■ Aim
Below is a listing. Return the lines from the one that contains "Write the matplotlib code for this chart." to the one that contains "plt.rcParams['font.family'] = ['Liberation", both ends included, verbatim and with no pictures.

■ Exercise materials
>>>>

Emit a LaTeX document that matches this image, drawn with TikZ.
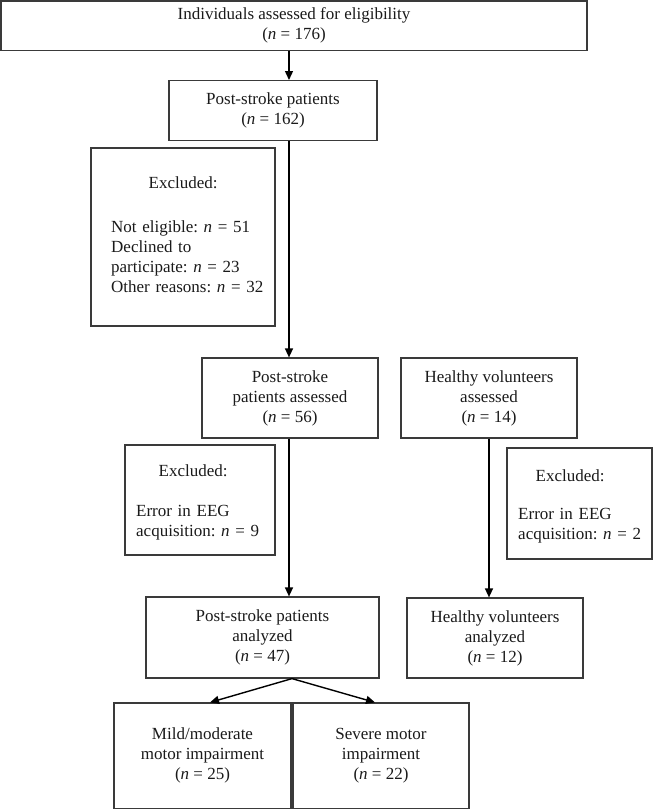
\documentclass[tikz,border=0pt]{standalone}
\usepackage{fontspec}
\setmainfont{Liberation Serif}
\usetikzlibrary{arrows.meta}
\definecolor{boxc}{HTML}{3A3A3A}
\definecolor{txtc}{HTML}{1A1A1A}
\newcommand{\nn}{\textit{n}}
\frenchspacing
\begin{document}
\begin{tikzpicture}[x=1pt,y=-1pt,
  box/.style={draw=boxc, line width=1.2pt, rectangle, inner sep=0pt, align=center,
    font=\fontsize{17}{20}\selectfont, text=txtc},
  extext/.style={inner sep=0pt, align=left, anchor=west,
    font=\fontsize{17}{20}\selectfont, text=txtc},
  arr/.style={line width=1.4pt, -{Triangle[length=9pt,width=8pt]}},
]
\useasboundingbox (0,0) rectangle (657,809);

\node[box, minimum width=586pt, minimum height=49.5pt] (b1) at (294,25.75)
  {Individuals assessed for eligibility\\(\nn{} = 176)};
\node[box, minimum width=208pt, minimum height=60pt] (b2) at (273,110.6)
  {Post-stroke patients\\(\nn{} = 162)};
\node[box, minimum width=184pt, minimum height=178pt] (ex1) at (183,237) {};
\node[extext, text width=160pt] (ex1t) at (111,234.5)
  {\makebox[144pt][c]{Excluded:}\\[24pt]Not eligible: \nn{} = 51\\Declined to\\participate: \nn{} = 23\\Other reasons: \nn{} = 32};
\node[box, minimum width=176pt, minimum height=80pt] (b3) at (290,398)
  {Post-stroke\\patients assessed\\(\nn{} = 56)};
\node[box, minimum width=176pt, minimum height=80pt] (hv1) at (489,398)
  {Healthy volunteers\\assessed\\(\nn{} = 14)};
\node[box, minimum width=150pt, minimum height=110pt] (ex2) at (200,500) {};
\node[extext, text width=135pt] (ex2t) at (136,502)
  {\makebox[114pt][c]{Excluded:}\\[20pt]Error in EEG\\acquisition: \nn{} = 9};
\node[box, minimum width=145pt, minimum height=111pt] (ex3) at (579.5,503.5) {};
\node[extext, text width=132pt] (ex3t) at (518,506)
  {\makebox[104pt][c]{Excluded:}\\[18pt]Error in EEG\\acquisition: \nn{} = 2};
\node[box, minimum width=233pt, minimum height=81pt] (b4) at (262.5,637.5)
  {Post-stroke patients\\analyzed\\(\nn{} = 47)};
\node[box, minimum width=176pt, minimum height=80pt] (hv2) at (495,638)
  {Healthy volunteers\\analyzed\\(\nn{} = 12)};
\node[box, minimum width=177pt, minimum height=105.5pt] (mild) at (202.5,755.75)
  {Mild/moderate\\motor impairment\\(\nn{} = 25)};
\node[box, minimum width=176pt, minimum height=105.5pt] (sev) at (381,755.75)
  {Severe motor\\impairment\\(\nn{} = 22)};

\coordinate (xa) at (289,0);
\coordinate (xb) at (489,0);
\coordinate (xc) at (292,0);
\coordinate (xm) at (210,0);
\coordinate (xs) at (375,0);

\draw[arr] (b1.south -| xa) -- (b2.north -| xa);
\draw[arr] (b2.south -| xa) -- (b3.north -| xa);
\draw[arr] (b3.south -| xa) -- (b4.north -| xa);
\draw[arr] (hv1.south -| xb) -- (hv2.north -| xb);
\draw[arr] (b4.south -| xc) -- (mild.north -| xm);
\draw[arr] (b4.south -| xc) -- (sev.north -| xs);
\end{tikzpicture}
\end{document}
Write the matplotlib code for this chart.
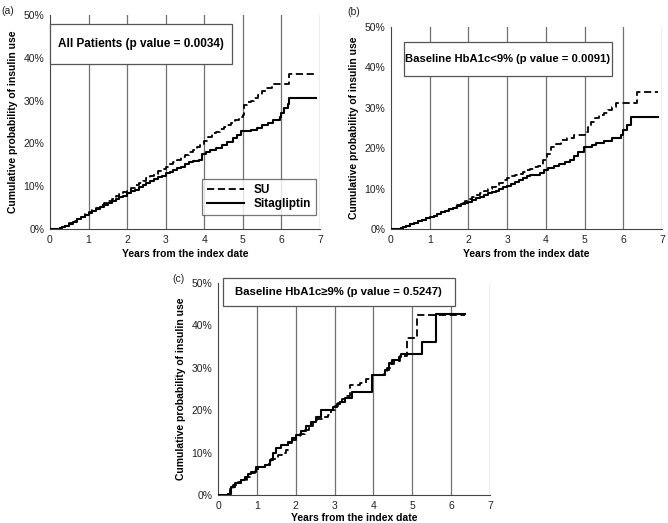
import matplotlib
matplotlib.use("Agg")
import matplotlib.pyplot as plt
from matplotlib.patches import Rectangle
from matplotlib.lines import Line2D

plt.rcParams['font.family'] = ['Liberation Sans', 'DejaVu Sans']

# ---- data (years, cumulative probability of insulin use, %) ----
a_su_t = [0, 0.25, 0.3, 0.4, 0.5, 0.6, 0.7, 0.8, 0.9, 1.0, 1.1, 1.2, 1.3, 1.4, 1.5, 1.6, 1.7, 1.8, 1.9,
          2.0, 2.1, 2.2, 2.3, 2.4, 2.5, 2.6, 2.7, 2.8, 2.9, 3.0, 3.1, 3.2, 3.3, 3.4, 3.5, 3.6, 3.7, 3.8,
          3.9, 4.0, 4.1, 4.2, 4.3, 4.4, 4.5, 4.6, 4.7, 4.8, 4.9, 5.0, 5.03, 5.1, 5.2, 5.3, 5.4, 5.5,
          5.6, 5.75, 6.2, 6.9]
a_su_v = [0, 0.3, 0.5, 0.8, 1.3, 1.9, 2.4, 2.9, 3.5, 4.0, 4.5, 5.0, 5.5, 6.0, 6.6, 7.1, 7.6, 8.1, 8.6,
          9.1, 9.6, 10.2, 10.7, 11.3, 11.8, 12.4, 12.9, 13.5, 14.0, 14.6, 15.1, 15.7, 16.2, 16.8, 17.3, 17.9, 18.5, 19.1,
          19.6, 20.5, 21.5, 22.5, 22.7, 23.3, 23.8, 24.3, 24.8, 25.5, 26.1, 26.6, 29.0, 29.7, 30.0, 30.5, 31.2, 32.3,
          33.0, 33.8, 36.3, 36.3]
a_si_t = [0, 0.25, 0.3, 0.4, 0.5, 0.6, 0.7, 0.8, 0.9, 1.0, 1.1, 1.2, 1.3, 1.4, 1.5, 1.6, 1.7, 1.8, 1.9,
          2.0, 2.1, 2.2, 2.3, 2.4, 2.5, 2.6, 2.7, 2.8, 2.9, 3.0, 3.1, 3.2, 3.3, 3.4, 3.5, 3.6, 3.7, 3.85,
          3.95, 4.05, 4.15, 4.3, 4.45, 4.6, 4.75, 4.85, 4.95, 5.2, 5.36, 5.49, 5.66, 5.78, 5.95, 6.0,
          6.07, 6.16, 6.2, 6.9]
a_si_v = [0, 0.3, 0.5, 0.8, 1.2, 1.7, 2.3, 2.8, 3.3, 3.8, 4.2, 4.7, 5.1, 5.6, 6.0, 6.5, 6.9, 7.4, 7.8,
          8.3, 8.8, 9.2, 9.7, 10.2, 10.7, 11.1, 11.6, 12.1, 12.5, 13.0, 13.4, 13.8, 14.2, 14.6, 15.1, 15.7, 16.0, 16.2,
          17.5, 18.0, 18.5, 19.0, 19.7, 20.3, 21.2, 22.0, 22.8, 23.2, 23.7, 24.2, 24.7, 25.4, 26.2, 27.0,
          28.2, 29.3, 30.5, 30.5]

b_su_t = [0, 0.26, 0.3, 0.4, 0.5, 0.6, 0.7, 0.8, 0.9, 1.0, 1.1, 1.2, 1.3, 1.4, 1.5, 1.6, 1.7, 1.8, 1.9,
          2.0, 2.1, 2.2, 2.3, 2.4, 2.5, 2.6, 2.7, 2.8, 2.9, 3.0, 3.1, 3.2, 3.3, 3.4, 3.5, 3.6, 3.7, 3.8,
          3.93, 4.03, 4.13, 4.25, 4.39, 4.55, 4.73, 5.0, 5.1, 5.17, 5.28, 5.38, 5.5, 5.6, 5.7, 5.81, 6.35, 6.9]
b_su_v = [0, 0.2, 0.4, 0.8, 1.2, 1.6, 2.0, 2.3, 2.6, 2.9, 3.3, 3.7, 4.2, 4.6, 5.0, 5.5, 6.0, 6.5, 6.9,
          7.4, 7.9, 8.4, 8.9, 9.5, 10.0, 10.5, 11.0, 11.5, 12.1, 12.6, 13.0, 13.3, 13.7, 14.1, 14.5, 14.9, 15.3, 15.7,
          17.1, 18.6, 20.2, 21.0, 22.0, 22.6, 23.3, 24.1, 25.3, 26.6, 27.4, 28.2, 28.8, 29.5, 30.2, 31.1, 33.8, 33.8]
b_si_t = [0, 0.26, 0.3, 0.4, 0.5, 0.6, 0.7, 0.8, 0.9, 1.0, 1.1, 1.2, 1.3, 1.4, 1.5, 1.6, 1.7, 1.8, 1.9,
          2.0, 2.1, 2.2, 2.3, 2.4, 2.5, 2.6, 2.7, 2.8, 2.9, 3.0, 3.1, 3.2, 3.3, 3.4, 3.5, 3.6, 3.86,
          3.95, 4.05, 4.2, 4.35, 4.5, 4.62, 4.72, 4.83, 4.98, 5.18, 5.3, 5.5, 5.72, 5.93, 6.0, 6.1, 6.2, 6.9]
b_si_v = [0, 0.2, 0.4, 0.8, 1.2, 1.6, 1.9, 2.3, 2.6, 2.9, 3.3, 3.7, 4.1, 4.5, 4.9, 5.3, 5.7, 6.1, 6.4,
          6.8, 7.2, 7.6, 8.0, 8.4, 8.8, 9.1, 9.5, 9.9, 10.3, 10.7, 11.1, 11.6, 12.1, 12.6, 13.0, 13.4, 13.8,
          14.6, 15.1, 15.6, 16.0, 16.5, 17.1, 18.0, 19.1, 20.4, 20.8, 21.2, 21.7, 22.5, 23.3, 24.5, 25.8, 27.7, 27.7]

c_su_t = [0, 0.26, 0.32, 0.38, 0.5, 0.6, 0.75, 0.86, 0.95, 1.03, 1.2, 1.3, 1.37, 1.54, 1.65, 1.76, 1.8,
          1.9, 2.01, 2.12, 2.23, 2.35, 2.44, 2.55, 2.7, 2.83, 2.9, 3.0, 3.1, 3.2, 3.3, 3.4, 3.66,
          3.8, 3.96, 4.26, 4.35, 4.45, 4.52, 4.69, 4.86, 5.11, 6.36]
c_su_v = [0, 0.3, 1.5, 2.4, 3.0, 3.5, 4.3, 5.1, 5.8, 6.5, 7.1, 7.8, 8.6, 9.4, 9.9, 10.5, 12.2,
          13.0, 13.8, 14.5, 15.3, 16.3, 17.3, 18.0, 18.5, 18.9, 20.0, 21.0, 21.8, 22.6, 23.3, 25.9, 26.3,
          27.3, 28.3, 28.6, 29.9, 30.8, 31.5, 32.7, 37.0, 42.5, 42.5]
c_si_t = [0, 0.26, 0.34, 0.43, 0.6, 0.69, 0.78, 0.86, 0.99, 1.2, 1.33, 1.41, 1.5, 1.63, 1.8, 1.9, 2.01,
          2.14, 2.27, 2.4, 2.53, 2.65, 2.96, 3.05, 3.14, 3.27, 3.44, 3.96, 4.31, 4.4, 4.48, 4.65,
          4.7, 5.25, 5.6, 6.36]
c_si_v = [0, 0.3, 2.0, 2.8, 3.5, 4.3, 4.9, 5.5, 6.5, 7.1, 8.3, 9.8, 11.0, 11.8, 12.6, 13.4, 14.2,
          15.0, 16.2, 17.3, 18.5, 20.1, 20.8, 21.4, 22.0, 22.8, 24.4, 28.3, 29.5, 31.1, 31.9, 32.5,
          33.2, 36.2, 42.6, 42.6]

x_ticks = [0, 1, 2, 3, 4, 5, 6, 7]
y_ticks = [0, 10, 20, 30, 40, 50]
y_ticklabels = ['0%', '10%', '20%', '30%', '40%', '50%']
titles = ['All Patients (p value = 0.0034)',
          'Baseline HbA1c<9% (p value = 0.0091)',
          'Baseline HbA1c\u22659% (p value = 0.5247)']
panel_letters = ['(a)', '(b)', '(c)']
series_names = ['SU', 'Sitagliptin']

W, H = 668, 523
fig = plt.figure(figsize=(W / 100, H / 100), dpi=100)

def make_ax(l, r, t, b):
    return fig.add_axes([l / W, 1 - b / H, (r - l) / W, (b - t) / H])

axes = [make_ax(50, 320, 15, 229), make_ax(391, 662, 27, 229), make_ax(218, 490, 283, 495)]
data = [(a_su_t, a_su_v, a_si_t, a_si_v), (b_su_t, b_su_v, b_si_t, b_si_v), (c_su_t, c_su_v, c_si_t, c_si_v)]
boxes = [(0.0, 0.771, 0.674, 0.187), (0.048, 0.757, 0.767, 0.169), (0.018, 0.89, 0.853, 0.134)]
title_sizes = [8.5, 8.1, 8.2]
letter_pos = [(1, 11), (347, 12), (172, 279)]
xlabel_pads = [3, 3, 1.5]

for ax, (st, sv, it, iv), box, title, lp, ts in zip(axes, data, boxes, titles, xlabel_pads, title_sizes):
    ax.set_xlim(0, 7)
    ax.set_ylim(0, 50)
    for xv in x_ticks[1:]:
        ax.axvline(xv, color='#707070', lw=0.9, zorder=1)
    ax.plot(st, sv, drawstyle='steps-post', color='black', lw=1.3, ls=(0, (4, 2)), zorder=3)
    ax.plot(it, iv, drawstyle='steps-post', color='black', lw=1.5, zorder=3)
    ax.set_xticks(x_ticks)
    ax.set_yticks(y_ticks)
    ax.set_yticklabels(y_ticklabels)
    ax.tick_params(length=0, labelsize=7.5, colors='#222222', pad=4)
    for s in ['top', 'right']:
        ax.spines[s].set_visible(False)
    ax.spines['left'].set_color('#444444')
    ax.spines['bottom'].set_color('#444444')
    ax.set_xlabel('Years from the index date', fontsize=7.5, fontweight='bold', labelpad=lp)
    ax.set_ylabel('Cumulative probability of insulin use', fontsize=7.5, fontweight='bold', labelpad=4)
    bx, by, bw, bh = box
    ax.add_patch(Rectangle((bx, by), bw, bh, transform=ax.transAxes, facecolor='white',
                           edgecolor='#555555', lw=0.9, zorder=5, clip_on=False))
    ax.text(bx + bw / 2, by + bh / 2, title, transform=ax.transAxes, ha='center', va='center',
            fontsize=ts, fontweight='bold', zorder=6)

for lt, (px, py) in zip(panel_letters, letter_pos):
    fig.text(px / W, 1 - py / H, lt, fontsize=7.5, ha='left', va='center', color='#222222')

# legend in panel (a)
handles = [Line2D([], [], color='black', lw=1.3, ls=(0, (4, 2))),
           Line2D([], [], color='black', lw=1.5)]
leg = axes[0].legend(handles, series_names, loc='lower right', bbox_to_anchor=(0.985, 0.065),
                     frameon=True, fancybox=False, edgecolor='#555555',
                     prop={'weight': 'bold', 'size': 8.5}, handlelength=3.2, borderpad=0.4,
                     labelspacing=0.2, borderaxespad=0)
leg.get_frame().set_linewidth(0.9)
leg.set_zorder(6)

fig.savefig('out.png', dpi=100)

<<<<
>>>>

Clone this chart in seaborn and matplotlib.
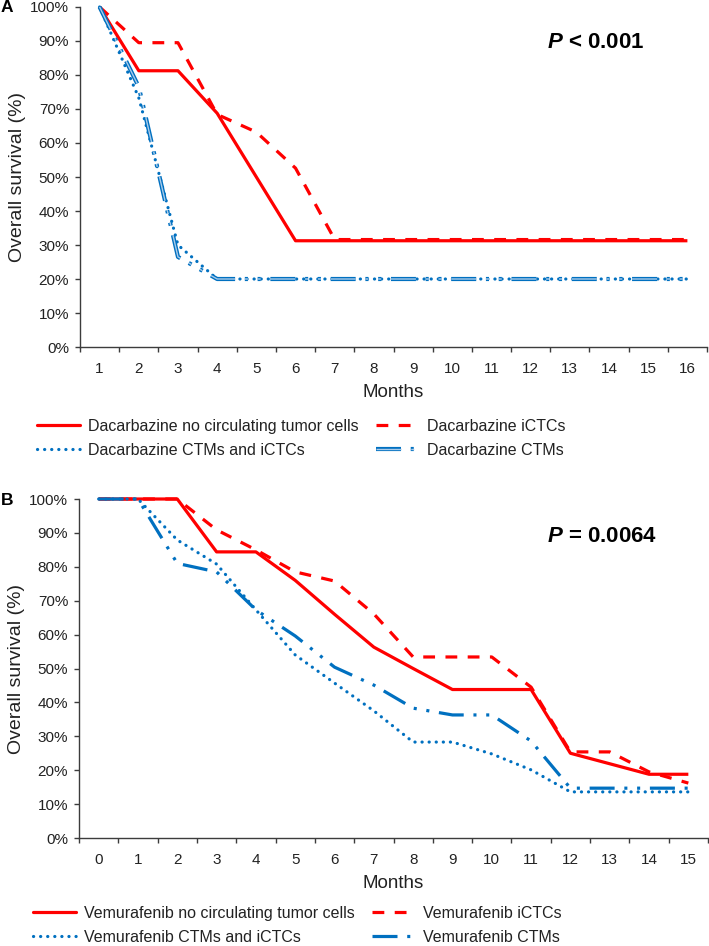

<<<<

■ Solution
Write the matplotlib code for this chart.
import matplotlib
matplotlib.use("Agg")
import matplotlib.pyplot as plt
from matplotlib.patches import Rectangle
from matplotlib.lines import Line2D

plt.rcParams['font.family'] = ['Liberation Sans', 'DejaVu Sans']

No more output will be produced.